VRIJZINNIGE VERHALENAVONDEN
Isabelle Raevens over doop, familie, communie, Ronse
Isabelle Raevens: Ik kom uit een socialistisch, gelovig nest. Mijn papa was daar niet hevig in, mijn mama iets meer. Ik ben tot mijn acht, negen jaar opgevoed door en opgegroeid bij mijn grootouders. Daar was het gebruikelijk dat ik, voor ik ’s avonds naar bed ging, op mijn knietjes voor mijn bed moest gaan zitten om mijn avondgebed te doen. Ik ben dus gedoopt én heb mijn communie gedaan.
Zoals ik daarnet ook hoorde vertellen, tekende zich een duidelijke trend af: in de humaniora kreeg een merendeel zedenleer, in tegenstelling tot in het basisonderwijs. Ik denk dat dat te maken heeft met de leeftijd van de leerlingen op dat moment. Ze beginnen zich dan te realiseren wat het leven inhoudt en analyseren hun eigen achtergrond. Vervolgens beginnen ze zich af te zetten. Zo is het ook bij mij geweest.
Ik herinner me dat ik mijn communie moest doen van mijn moeder. Ik wou dat toen al niet meer. Ik had een vrij duidelijk beeld van waar ik naartoe wou. Het katholieke en het christelijke denken, de waarden die men mij daar verkondigde en de zaken die ik zag gebeuren rondom mij en in de maatschappij, strookten niet met elkaar. Ik dacht daar helemaal anders over.
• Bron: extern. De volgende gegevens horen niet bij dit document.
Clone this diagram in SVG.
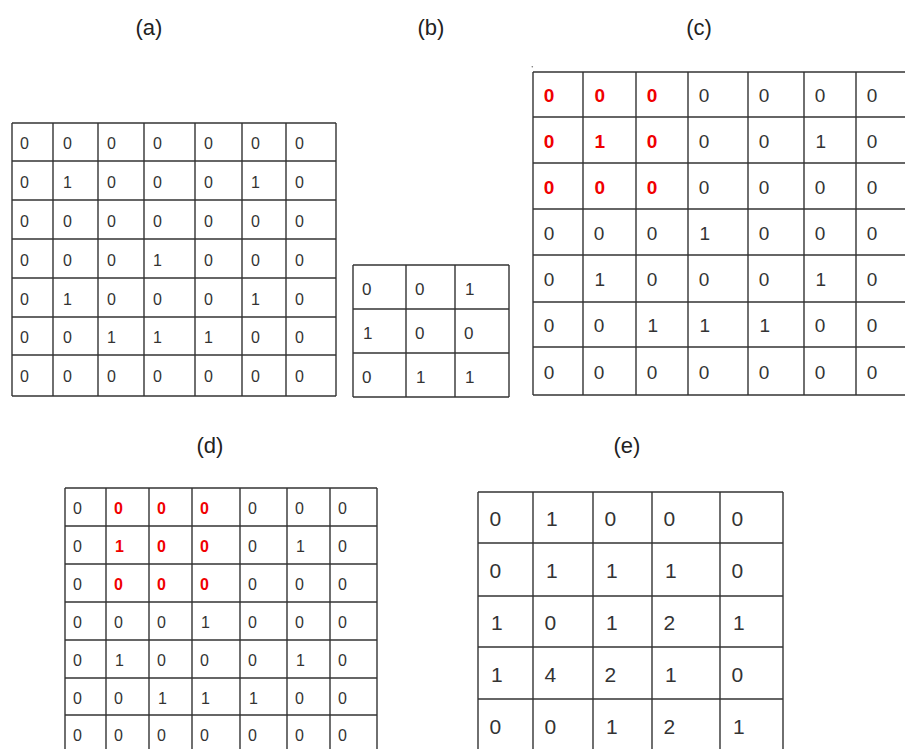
<svg xmlns="http://www.w3.org/2000/svg" width="905" height="749" viewBox="0 0 905 749">
<style>
.bg{fill:#ffffff}
.grid line{stroke:#333;stroke-width:1.4}
.t{font-family:"Liberation Sans",Arial,sans-serif;fill:#333}
.ttl{font-family:"Liberation Sans",Arial,sans-serif;font-size:22px;fill:#222;text-anchor:middle}
.a{font-size:16px}
.b{font-size:17px}
.c{font-size:19px}
.d{font-size:16px}
.e{font-size:21px}
.r{fill:#f00000;font-weight:bold}
</style>
<rect class="bg" x="0" y="0" width="905" height="749"/>
<g id="titles">
<text class="ttl" x="149" y="35">(a)</text>
<text class="ttl" x="431" y="35">(b)</text>
<text class="ttl" x="699" y="35">(c)</text>
<text class="ttl" x="210" y="453">(d)</text>
<text class="ttl" x="627" y="453">(e)</text>
</g>
<g id="table-a">
<g class="grid">
<line x1="12" y1="123" x2="12" y2="396"/><line x1="53" y1="123" x2="53" y2="396"/><line x1="98" y1="123" x2="98" y2="396"/><line x1="144" y1="123" x2="144" y2="396"/><line x1="195" y1="123" x2="195" y2="396"/><line x1="242" y1="123" x2="242" y2="396"/><line x1="286" y1="123" x2="286" y2="396"/><line x1="336" y1="123" x2="336" y2="396"/>
<line x1="12" y1="123" x2="336" y2="123"/><line x1="12" y1="161" x2="336" y2="161"/><line x1="12" y1="200" x2="336" y2="200"/><line x1="12" y1="239" x2="336" y2="239"/><line x1="12" y1="278" x2="336" y2="278"/><line x1="12" y1="317" x2="336" y2="317"/><line x1="12" y1="355" x2="336" y2="355"/><line x1="12" y1="396" x2="336" y2="396"/>
</g>
<g class="t a">
<text x="20" y="148.5">0</text><text x="63" y="148.5">0</text><text x="107" y="148.5">0</text><text x="153" y="148.5">0</text><text x="204" y="148.5">0</text><text x="251" y="148.5">0</text><text x="295" y="148.5">0</text>
<text x="20" y="187.5">0</text><text x="63" y="187.5">1</text><text x="107" y="187.5">0</text><text x="153" y="187.5">0</text><text x="204" y="187.5">0</text><text x="251" y="187.5">1</text><text x="295" y="187.5">0</text>
<text x="20" y="226.5">0</text><text x="63" y="226.5">0</text><text x="107" y="226.5">0</text><text x="153" y="226.5">0</text><text x="204" y="226.5">0</text><text x="251" y="226.5">0</text><text x="295" y="226.5">0</text>
<text x="20" y="265.5">0</text><text x="63" y="265.5">0</text><text x="107" y="265.5">0</text><text x="153" y="265.5">1</text><text x="204" y="265.5">0</text><text x="251" y="265.5">0</text><text x="295" y="265.5">0</text>
<text x="20" y="304.5">0</text><text x="63" y="304.5">1</text><text x="107" y="304.5">0</text><text x="153" y="304.5">0</text><text x="204" y="304.5">0</text><text x="251" y="304.5">1</text><text x="295" y="304.5">0</text>
<text x="20" y="343">0</text><text x="63" y="343">0</text><text x="107" y="343">1</text><text x="153" y="343">1</text><text x="204" y="343">1</text><text x="251" y="343">0</text><text x="295" y="343">0</text>
<text x="20" y="382">0</text><text x="63" y="382">0</text><text x="107" y="382">0</text><text x="153" y="382">0</text><text x="204" y="382">0</text><text x="251" y="382">0</text><text x="295" y="382">0</text>
</g>
</g>
<g id="table-b">
<g class="grid">
<line x1="353" y1="265" x2="353" y2="397"/><line x1="406" y1="265" x2="406" y2="397"/><line x1="455" y1="265" x2="455" y2="397"/><line x1="509" y1="265" x2="509" y2="397"/>
<line x1="353" y1="265" x2="509" y2="265"/><line x1="353" y1="309" x2="509" y2="309"/><line x1="353" y1="353" x2="509" y2="353"/><line x1="353" y1="397" x2="509" y2="397"/>
</g>
<g class="t b">
<text x="362" y="294.5">0</text><text x="415" y="294.5">0</text><text x="465" y="294.5">1</text>
<text x="363" y="338.5">1</text><text x="415" y="338.5">0</text><text x="464" y="338.5">0</text>
<text x="362" y="382.5">0</text><text x="416" y="382.5">1</text><text x="465" y="382.5">1</text>
</g>
</g>
<g id="table-c">
<circle cx="532.3" cy="66.7" r="0.8" fill="#777"/>
<g class="grid">
<line x1="533" y1="72" x2="533" y2="395"/><line x1="583" y1="72" x2="583" y2="395"/><line x1="636" y1="72" x2="636" y2="395"/><line x1="688" y1="72" x2="688" y2="395"/><line x1="748" y1="72" x2="748" y2="395"/><line x1="804" y1="72" x2="804" y2="395"/><line x1="856" y1="72" x2="856" y2="395"/>
<line x1="533" y1="72" x2="910" y2="72"/><line x1="533" y1="117" x2="910" y2="117"/><line x1="533" y1="163" x2="910" y2="163"/><line x1="533" y1="209" x2="910" y2="209"/><line x1="533" y1="255" x2="910" y2="255"/><line x1="533" y1="302" x2="910" y2="302"/><line x1="533" y1="347" x2="910" y2="347"/><line x1="533" y1="395" x2="910" y2="395"/>
</g>
<g class="t c">
<text class="r" x="543.7" y="102">0</text><text class="r" x="594.5" y="102">0</text><text class="r" x="646.7" y="102">0</text><text x="698.7" y="102">0</text><text x="758.7" y="102">0</text><text x="814.7" y="102">0</text><text x="866.7" y="102">0</text>
<text class="r" x="543.7" y="147.5">0</text><text class="r" x="594.5" y="147.5">1</text><text class="r" x="646.7" y="147.5">0</text><text x="698.7" y="147.5">0</text><text x="758.7" y="147.5">0</text><text x="815.5" y="147.5">1</text><text x="866.7" y="147.5">0</text>
<text class="r" x="543.7" y="193.5">0</text><text class="r" x="594.5" y="193.5">0</text><text class="r" x="646.7" y="193.5">0</text><text x="698.7" y="193.5">0</text><text x="758.7" y="193.5">0</text><text x="814.7" y="193.5">0</text><text x="866.7" y="193.5">0</text>
<text x="543.7" y="239.5">0</text><text x="593.7" y="239.5">0</text><text x="646.7" y="239.5">0</text><text x="699.5" y="239.5">1</text><text x="758.7" y="239.5">0</text><text x="814.7" y="239.5">0</text><text x="866.7" y="239.5">0</text>
<text x="543.7" y="286">0</text><text x="594.5" y="286">1</text><text x="646.7" y="286">0</text><text x="698.7" y="286">0</text><text x="758.7" y="286">0</text><text x="815.5" y="286">1</text><text x="866.7" y="286">0</text>
<text x="543.7" y="332">0</text><text x="593.7" y="332">0</text><text x="647.5" y="332">1</text><text x="699.5" y="332">1</text><text x="759.5" y="332">1</text><text x="814.7" y="332">0</text><text x="866.7" y="332">0</text>
<text x="543.7" y="378.5">0</text><text x="593.7" y="378.5">0</text><text x="646.7" y="378.5">0</text><text x="698.7" y="378.5">0</text><text x="758.7" y="378.5">0</text><text x="814.7" y="378.5">0</text><text x="866.7" y="378.5">0</text>
</g>
</g>
<g id="table-d">
<g class="grid">
<line x1="65" y1="488" x2="65" y2="760"/><line x1="106" y1="488" x2="106" y2="760"/><line x1="149" y1="488" x2="149" y2="760"/><line x1="192" y1="488" x2="192" y2="760"/><line x1="240" y1="488" x2="240" y2="760"/><line x1="287" y1="488" x2="287" y2="760"/><line x1="330" y1="488" x2="330" y2="760"/><line x1="377" y1="488" x2="377" y2="760"/>
<line x1="65" y1="488" x2="377" y2="488"/><line x1="65" y1="526" x2="377" y2="526"/><line x1="65" y1="564" x2="377" y2="564"/><line x1="65" y1="602" x2="377" y2="602"/><line x1="65" y1="640" x2="377" y2="640"/><line x1="65" y1="678" x2="377" y2="678"/><line x1="65" y1="715" x2="377" y2="715"/>
</g>
<g class="t d">
<text x="73" y="514">0</text><text class="r" x="114" y="514">0</text><text class="r" x="157" y="514">0</text><text class="r" x="200" y="514">0</text><text x="248" y="514">0</text><text x="295" y="514">0</text><text x="338" y="514">0</text>
<text x="73" y="552">0</text><text class="r" x="115" y="552">1</text><text class="r" x="157" y="552">0</text><text class="r" x="200" y="552">0</text><text x="248" y="552">0</text><text x="296" y="552">1</text><text x="338" y="552">0</text>
<text x="73" y="590">0</text><text class="r" x="114" y="590">0</text><text class="r" x="157" y="590">0</text><text class="r" x="200" y="590">0</text><text x="248" y="590">0</text><text x="295" y="590">0</text><text x="338" y="590">0</text>
<text x="73" y="628">0</text><text x="114" y="628">0</text><text x="157" y="628">0</text><text x="201" y="628">1</text><text x="248" y="628">0</text><text x="295" y="628">0</text><text x="338" y="628">0</text>
<text x="73" y="666">0</text><text x="115" y="666">1</text><text x="157" y="666">0</text><text x="200" y="666">0</text><text x="248" y="666">0</text><text x="296" y="666">1</text><text x="338" y="666">0</text>
<text x="73" y="703.5">0</text><text x="114" y="703.5">0</text><text x="158" y="703.5">1</text><text x="201" y="703.5">1</text><text x="249" y="703.5">1</text><text x="295" y="703.5">0</text><text x="338" y="703.5">0</text>
<text x="73" y="741">0</text><text x="114" y="741">0</text><text x="157" y="741">0</text><text x="200" y="741">0</text><text x="248" y="741">0</text><text x="295" y="741">0</text><text x="338" y="741">0</text>
</g>
</g>
<g id="table-e">
<g class="grid">
<line x1="478" y1="492" x2="478" y2="760"/><line x1="533" y1="492" x2="533" y2="760"/><line x1="593" y1="492" x2="593" y2="760"/><line x1="652" y1="492" x2="652" y2="760"/><line x1="720" y1="492" x2="720" y2="760"/><line x1="783" y1="492" x2="783" y2="760"/>
<line x1="478" y1="492" x2="783" y2="492"/><line x1="478" y1="543" x2="783" y2="543"/><line x1="478" y1="596" x2="783" y2="596"/><line x1="478" y1="647" x2="783" y2="647"/><line x1="478" y1="699" x2="783" y2="699"/>
</g>
<g class="t e">
<text x="489.5" y="526">0</text><text x="546" y="526">1</text><text x="604.5" y="526">0</text><text x="663.5" y="526">0</text><text x="731.5" y="526">0</text>
<text x="489.5" y="578">0</text><text x="546" y="578">1</text><text x="606" y="578">1</text><text x="665" y="578">1</text><text x="731.5" y="578">0</text>
<text x="491" y="630">1</text><text x="544.5" y="630">0</text><text x="606" y="630">1</text><text x="663.5" y="630">2</text><text x="733" y="630">1</text>
<text x="491" y="681.5">1</text><text x="544.5" y="681.5">4</text><text x="604.5" y="681.5">2</text><text x="665" y="681.5">1</text><text x="731.5" y="681.5">0</text>
<text x="489.5" y="734">0</text><text x="544.5" y="734">0</text><text x="606" y="734">1</text><text x="663.5" y="734">2</text><text x="733" y="734">1</text>
</g>
</g>
</svg>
Ik herinner me dat ik op de dag van mijn communie thuis ben weggelopen. Ik wou dat absoluut niet. Ik ben manu militari naar huis teruggebracht door de politie – door agent Pijp, die iedereen in Ronse wel kent. Hij heeft mij terug naar huis gebracht. Ik ben diezelfde zondagmiddag naar de kerk gebracht en ik moest daar tussen honderden andere kinderen in de rij gaan staan. Ik herinner me dat nog heel levendig – vooral de reactie van mijn moeder achteraf, maar ook het moment zelf. Je moet daar in de rij gaan staan en op een bepaald moment zegt de pastoor daar iets. Wat hij precies zei, ontgaat me nu. Men moet daar ook allerlei dingen beloven. Toen ik voor hem stond, weet ik nog dat ik tegen de man zei: “Meneer, ik beloof hier niets! Ik sta hier tegen mijn goesting. Ik wil dat eigenlijk niet.” Men heeft toen gezegd: “Kom, ga maar voorbij. Je mag gaan.” Ik ga niet vertellen wat ik achteraf heb meegemaakt met mijn moeder, toen ik buiten gekomen ben. Het is een feit dat ik daar wel mijn statement heb gemaakt. Ik ben toen overgeschakeld naar het rijksonderwijs en ben zedenleer gaan volgen, ook in de humaniora. Dat kon voordien niet, omdat ik het niet mocht van thuis uit.